* begin MATERIAL FOR THE TASK *
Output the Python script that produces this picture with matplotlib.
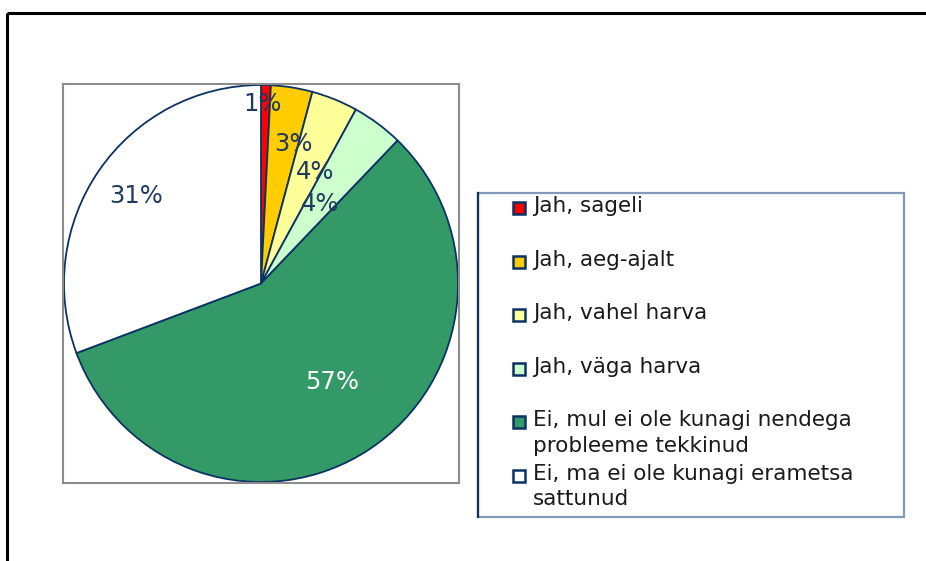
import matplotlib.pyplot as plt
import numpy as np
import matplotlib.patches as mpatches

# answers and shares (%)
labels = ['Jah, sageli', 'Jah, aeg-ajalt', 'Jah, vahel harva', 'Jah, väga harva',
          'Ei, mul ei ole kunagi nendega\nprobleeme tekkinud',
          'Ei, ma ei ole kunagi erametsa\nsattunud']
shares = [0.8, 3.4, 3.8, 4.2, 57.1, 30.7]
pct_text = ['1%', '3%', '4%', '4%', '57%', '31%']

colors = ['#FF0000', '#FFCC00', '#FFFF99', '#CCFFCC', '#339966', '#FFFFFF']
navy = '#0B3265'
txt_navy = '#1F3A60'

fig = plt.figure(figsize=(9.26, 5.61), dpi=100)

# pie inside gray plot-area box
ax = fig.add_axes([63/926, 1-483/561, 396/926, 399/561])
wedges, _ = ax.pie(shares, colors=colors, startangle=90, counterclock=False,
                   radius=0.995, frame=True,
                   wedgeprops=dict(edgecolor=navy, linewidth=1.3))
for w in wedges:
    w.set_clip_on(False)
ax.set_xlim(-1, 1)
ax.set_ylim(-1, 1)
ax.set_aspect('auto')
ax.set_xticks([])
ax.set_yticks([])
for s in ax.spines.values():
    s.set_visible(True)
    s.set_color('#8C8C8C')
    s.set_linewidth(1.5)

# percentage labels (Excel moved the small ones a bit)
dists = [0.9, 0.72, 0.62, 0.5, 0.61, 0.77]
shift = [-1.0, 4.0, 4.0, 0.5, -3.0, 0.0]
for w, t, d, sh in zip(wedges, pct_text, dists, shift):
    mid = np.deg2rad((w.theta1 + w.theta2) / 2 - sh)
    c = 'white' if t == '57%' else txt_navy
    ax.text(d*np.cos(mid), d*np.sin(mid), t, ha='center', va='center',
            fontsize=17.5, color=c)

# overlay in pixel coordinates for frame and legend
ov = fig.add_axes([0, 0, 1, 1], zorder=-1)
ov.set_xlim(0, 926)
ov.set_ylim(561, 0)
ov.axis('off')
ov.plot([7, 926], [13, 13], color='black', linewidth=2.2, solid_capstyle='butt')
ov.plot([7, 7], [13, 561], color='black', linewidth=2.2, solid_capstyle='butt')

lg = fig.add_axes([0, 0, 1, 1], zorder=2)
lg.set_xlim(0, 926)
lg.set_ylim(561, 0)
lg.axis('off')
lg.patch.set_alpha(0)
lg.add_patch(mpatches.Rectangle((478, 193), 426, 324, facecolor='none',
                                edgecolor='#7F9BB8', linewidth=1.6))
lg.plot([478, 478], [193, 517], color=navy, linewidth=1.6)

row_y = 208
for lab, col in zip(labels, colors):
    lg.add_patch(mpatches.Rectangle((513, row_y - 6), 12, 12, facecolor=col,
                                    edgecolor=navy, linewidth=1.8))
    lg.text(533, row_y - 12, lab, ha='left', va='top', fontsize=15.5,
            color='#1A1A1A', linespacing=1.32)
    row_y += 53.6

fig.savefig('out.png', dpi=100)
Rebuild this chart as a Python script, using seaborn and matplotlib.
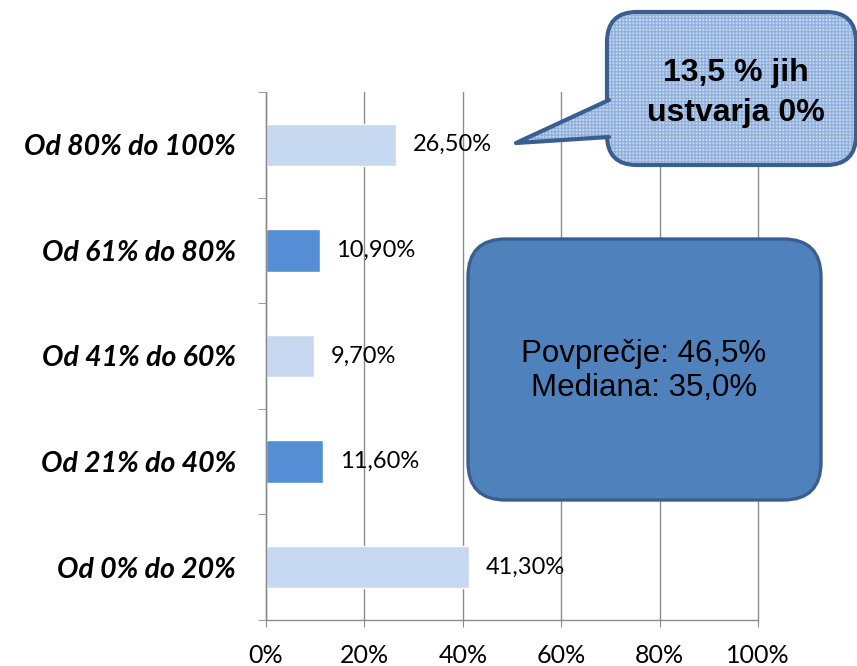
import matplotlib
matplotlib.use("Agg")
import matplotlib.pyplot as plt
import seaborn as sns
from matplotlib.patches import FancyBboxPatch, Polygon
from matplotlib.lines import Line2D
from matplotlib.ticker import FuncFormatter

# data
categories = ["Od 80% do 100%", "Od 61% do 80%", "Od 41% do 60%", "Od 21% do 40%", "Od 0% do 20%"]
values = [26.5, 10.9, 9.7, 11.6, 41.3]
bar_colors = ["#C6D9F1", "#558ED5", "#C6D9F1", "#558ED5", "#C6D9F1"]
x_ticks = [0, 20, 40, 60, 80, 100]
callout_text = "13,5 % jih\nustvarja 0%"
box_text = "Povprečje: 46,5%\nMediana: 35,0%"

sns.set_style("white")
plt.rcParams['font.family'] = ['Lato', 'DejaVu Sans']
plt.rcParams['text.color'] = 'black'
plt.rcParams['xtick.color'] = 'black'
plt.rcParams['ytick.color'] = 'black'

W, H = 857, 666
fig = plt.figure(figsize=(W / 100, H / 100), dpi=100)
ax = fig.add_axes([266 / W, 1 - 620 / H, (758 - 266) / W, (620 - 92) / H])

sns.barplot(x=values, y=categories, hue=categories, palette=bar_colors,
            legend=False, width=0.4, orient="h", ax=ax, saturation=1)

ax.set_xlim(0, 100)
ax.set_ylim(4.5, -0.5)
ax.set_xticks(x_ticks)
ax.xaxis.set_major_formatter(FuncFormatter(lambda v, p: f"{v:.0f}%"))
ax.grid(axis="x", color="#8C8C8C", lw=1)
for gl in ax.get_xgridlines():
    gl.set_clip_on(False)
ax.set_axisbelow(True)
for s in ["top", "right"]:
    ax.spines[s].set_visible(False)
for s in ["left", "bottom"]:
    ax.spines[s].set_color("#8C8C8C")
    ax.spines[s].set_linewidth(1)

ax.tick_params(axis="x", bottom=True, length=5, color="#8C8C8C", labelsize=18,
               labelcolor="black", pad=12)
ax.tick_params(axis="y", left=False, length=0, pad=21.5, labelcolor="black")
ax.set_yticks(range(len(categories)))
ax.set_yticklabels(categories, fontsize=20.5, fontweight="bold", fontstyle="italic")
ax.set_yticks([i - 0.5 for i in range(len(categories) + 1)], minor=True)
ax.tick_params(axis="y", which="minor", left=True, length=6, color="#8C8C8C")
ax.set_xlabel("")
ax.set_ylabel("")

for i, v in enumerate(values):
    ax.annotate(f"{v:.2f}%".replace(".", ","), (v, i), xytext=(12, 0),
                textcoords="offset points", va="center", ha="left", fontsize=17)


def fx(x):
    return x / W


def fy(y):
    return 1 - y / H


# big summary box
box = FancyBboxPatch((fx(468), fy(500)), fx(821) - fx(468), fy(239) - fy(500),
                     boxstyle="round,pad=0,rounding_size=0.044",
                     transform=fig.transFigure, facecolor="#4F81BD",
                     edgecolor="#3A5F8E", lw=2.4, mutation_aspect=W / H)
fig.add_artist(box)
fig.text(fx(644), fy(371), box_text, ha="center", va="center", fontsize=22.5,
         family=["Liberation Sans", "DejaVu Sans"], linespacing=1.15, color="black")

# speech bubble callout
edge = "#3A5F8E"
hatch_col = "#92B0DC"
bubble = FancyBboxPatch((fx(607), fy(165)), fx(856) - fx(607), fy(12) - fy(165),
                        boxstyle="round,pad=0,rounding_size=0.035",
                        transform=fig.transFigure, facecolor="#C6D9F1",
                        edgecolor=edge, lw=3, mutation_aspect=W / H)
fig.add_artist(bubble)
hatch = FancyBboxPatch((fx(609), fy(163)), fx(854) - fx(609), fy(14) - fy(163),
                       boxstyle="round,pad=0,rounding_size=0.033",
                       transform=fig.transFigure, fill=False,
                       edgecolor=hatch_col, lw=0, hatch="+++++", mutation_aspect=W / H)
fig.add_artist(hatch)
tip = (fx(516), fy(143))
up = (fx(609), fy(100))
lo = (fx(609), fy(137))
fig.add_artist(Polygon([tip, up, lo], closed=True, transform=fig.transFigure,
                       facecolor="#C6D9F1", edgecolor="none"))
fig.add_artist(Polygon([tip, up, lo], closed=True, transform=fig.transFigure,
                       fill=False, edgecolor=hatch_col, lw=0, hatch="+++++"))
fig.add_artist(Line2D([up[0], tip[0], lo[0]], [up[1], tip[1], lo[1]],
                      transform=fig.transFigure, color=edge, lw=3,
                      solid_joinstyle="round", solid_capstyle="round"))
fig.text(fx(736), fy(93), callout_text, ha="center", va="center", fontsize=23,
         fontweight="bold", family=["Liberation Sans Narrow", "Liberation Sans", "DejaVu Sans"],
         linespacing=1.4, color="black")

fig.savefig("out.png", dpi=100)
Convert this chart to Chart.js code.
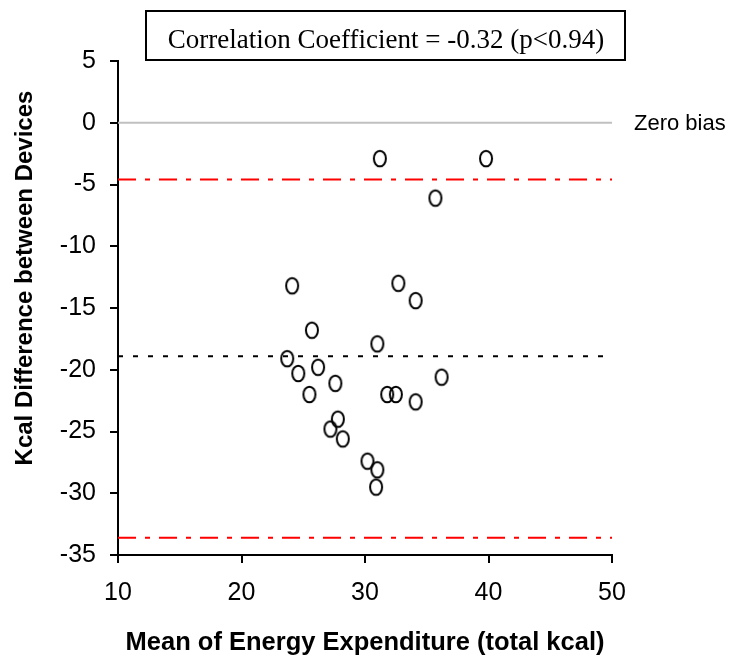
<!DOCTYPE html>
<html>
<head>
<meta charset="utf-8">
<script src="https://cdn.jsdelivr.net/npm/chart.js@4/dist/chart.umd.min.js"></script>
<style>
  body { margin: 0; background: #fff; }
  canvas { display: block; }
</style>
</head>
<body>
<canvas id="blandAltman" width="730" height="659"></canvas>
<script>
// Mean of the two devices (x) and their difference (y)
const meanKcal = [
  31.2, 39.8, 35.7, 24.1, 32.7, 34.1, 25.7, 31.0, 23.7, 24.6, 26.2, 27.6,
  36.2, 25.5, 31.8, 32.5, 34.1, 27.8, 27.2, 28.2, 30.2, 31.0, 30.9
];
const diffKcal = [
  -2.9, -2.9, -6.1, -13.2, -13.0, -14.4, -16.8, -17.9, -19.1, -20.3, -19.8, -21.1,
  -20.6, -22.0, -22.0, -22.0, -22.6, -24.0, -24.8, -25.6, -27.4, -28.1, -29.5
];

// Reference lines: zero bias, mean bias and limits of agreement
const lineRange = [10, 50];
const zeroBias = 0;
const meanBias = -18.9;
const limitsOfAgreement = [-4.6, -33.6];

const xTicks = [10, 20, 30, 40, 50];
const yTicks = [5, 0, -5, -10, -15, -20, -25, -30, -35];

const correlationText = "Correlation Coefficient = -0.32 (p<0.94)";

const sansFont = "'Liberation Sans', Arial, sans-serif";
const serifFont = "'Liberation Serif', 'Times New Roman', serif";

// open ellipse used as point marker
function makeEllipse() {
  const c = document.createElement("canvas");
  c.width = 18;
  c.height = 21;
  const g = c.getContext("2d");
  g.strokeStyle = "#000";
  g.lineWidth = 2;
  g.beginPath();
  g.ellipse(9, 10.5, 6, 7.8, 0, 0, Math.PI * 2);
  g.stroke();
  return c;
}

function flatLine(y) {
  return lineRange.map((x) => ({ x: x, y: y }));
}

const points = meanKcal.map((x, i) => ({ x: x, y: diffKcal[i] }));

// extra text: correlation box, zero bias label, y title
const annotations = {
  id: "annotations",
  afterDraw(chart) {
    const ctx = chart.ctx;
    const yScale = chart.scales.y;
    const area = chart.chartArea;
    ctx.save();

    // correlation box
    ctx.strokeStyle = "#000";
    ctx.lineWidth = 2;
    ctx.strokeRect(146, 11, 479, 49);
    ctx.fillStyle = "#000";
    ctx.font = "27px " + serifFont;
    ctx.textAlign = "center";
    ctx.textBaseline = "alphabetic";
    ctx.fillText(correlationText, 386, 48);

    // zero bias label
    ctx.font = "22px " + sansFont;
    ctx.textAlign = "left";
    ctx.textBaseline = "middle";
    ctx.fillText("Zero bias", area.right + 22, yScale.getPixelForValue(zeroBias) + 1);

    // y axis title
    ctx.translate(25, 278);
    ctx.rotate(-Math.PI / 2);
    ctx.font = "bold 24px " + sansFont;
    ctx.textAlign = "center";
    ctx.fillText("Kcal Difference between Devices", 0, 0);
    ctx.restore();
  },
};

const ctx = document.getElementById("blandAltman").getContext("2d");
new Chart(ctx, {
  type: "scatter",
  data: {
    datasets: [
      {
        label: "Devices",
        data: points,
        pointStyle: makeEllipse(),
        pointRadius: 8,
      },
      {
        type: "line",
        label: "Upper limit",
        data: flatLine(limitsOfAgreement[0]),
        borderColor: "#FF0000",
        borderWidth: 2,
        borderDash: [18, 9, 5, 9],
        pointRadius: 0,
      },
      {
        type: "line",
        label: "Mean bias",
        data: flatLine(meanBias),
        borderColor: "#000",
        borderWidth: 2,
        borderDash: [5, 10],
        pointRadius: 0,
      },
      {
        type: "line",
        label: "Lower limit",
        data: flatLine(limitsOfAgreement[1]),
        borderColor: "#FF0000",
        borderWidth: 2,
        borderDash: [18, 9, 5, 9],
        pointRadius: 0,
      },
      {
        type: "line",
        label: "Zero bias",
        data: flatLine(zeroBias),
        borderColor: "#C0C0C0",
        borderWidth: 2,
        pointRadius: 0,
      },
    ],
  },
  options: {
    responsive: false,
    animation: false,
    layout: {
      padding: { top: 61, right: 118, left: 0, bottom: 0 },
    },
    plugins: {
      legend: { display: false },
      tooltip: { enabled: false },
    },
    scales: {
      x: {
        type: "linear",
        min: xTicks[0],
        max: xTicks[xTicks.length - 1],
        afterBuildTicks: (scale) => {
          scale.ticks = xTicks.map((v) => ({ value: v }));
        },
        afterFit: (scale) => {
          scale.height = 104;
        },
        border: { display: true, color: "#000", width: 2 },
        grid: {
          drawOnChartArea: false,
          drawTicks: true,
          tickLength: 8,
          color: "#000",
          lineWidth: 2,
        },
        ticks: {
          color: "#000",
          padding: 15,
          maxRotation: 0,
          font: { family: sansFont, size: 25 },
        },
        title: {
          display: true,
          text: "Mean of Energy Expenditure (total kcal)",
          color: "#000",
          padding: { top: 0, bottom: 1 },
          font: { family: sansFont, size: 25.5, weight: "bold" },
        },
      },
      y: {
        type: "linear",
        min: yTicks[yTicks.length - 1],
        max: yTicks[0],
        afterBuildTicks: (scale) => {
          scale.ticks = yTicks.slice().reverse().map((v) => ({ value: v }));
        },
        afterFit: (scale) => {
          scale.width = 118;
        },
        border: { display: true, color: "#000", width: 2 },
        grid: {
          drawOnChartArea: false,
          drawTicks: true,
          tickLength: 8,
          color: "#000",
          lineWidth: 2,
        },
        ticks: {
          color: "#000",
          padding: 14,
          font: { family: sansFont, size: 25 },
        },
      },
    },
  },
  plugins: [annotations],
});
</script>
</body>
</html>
* end MATERIAL FOR THE TASK *
PROBLEM DESCRIPTION: Copy out, exactly, every line from the one that contains "Rebuild this chart" through the one that contains "ax.spines[s].set_linewidth(1)". Pictures stay out of the copy.

PROBLEM SOLUTION:
Rebuild this chart as a Python script, using seaborn and matplotlib.
import matplotlib
matplotlib.use("Agg")
import matplotlib.pyplot as plt
import seaborn as sns
from matplotlib.patches import FancyBboxPatch, Polygon
from matplotlib.lines import Line2D
from matplotlib.ticker import FuncFormatter

# data
categories = ["Od 80% do 100%", "Od 61% do 80%", "Od 41% do 60%", "Od 21% do 40%", "Od 0% do 20%"]
values = [26.5, 10.9, 9.7, 11.6, 41.3]
bar_colors = ["#C6D9F1", "#558ED5", "#C6D9F1", "#558ED5", "#C6D9F1"]
x_ticks = [0, 20, 40, 60, 80, 100]
callout_text = "13,5 % jih\nustvarja 0%"
box_text = "Povprečje: 46,5%\nMediana: 35,0%"

sns.set_style("white")
plt.rcParams['font.family'] = ['Lato', 'DejaVu Sans']
plt.rcParams['text.color'] = 'black'
plt.rcParams['xtick.color'] = 'black'
plt.rcParams['ytick.color'] = 'black'

W, H = 857, 666
fig = plt.figure(figsize=(W / 100, H / 100), dpi=100)
ax = fig.add_axes([266 / W, 1 - 620 / H, (758 - 266) / W, (620 - 92) / H])

sns.barplot(x=values, y=categories, hue=categories, palette=bar_colors,
            legend=False, width=0.4, orient="h", ax=ax, saturation=1)

ax.set_xlim(0, 100)
ax.set_ylim(4.5, -0.5)
ax.set_xticks(x_ticks)
ax.xaxis.set_major_formatter(FuncFormatter(lambda v, p: f"{v:.0f}%"))
ax.grid(axis="x", color="#8C8C8C", lw=1)
for gl in ax.get_xgridlines():
    gl.set_clip_on(False)
ax.set_axisbelow(True)
for s in ["top", "right"]:
    ax.spines[s].set_visible(False)
for s in ["left", "bottom"]:
    ax.spines[s].set_color("#8C8C8C")
    ax.spines[s].set_linewidth(1)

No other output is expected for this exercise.